A claim check for a certain sum of money, X, which can be claimed 24/7 for its exact nominal value, with instant credit to the claimant account, is not exactly a box full of coins summing up to X dollars. It is like a key to a readily available box where the actual money is placed.
If you owe X dollars, then, by passing the key to your creditor, you satisfy your debt, because the new keyholder has the box contents at their disposal. And the new keyholder can pass the key on to satisfy their obligations. As long as these traders trust that the box is readily accessible and loaded, the key is a valid trading instrument, though it is only a claim check for money, not money per se.
Modern cryptography offers us the power to manifest this key-exchange vision in cyberspace. Digital-dollar claim checks are constructed from strings of bits. They store as bits, fly as bits, and are secured as bits by the robustness of cryptographic locks that can’t be picked or overcome by cyber thieves. The latest generation of these digital claim checks can have split value, and, most important, can be tethered. That is, cryptography can regulate their movement (see my book “Tethered Money” published by Elsevier).
Think about tethering. You will soon realize it is exactly what will be needed in the months ahead as society reorganizes itself following the coronavirus crisis. As with every crisis, some formerly ordinary items suddenly become universally coveted. Big money is unleashed, a privileged few pile up and hoard, prices go through the roof, shelves go empty, and the civil order is shaken.
This coronavirus crisis is no exception. Except that we now have a trusted technology—digital-dollar claim checks, also known as BitMint. Designed here and first built in China. The American version is due soon. How does it work?
Here’s an example relevant to the present crisis. An enterprising engineer who is also an MD and PhD develops a very effective facemask. If its design features are proven, a few deep pockets will likely buy the factory output for months to come, leaving the rest of us unserved. In response, the state government may enact an order that this product cannot be transacted against regular dollars, but only against digital-dollar claim checks at the listed price (no higher).
Anyone can buy these claim checks the way consumer products are purchased. Alas, the state will ask the buyers to identify themselves, and there will be a limit on how many such claim checks an individual can purchase. Once purchased, the buyer will cyber-pay these claim checks to the manufacturer, who in turn will claim their nominal value in nominal dollars.

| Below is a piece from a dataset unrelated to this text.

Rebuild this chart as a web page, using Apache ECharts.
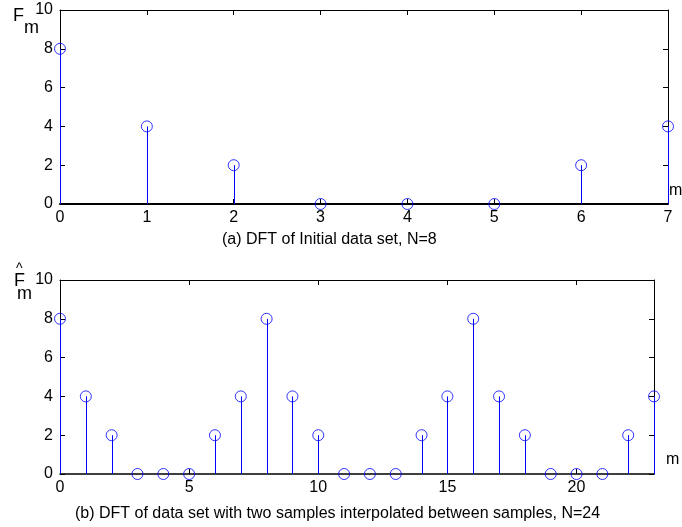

The business is all the same as it would be without the purchase of the claim checks, only that the claim checks put the government in the middle to prevent hoarding and price gouging. It will be a matter of policy whether to allow hospitals to amass larger amounts, or whether to give preference to stateside buyers, etc.
The entire sequence is lightning fast. The mask buyer presses a single “buy” button on her app. That click activates the claim check purchase, which is instantly routed to the mask manufacturer, which on the spot redeems them and finds their value credited to its account.
Digital-dollar claim check technology can be extended to any and all merchandise where, without it, prices go sky high and shortages plague the ordinary consumer. It can be run by a mayor, a governor, or at a federal level.